▶ **DATA SEGMENT**:
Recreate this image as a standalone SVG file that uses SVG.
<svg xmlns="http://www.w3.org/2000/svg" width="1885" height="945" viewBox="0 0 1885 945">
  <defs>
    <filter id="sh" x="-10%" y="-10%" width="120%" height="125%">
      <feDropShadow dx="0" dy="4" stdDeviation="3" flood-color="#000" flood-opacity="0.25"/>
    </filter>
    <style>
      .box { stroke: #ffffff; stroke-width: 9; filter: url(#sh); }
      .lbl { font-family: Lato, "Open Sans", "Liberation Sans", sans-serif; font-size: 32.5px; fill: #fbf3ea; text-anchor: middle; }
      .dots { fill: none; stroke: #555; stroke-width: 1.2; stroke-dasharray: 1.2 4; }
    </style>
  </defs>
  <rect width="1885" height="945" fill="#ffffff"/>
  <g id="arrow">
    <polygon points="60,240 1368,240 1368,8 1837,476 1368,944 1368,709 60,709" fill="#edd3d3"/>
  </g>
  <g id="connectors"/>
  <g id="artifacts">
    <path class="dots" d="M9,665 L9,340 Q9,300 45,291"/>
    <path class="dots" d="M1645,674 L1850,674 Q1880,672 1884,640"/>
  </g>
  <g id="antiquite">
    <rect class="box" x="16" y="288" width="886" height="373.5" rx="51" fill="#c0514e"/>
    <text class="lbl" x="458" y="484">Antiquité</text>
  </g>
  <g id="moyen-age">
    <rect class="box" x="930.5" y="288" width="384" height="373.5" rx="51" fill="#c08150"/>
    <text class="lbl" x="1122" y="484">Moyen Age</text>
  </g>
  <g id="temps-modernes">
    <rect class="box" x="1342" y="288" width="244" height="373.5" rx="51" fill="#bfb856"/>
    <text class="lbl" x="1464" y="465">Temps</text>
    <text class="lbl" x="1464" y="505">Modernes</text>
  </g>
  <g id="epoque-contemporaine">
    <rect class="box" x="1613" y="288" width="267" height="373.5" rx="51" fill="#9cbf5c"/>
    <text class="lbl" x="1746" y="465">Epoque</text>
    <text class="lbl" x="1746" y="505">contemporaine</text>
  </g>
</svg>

▶ **WHAT THIS TASK INVOLVES**: Retype all of the material above with every character intact.

▶ **TASK RESULT**:
Recreate this image as a standalone SVG file that uses SVG.
<svg xmlns="http://www.w3.org/2000/svg" width="1885" height="945" viewBox="0 0 1885 945">
  <defs>
    <filter id="sh" x="-10%" y="-10%" width="120%" height="125%">
      <feDropShadow dx="0" dy="4" stdDeviation="3" flood-color="#000" flood-opacity="0.25"/>
    </filter>
    <style>
      .box { stroke: #ffffff; stroke-width: 9; filter: url(#sh); }
      .lbl { font-family: Lato, "Open Sans", "Liberation Sans", sans-serif; font-size: 32.5px; fill: #fbf3ea; text-anchor: middle; }
      .dots { fill: none; stroke: #555; stroke-width: 1.2; stroke-dasharray: 1.2 4; }
    </style>
  </defs>
  <rect width="1885" height="945" fill="#ffffff"/>
  <g id="arrow">
    <polygon points="60,240 1368,240 1368,8 1837,476 1368,944 1368,709 60,709" fill="#edd3d3"/>
  </g>
  <g id="connectors"/>
  <g id="artifacts">
    <path class="dots" d="M9,665 L9,340 Q9,300 45,291"/>
    <path class="dots" d="M1645,674 L1850,674 Q1880,672 1884,640"/>
  </g>
  <g id="antiquite">
    <rect class="box" x="16" y="288" width="886" height="373.5" rx="51" fill="#c0514e"/>
    <text class="lbl" x="458" y="484">Antiquité</text>
  </g>
  <g id="moyen-age">
    <rect class="box" x="930.5" y="288" width="384" height="373.5" rx="51" fill="#c08150"/>
    <text class="lbl" x="1122" y="484">Moyen Age</text>
  </g>
  <g id="temps-modernes">
    <rect class="box" x="1342" y="288" width="244" height="373.5" rx="51" fill="#bfb856"/>
    <text class="lbl" x="1464" y="465">Temps</text>
    <text class="lbl" x="1464" y="505">Modernes</text>
  </g>
  <g id="epoque-contemporaine">
    <rect class="box" x="1613" y="288" width="267" height="373.5" rx="51" fill="#9cbf5c"/>
    <text class="lbl" x="1746" y="465">Epoque</text>
    <text class="lbl" x="1746" y="505">contemporaine</text>
  </g>
</svg>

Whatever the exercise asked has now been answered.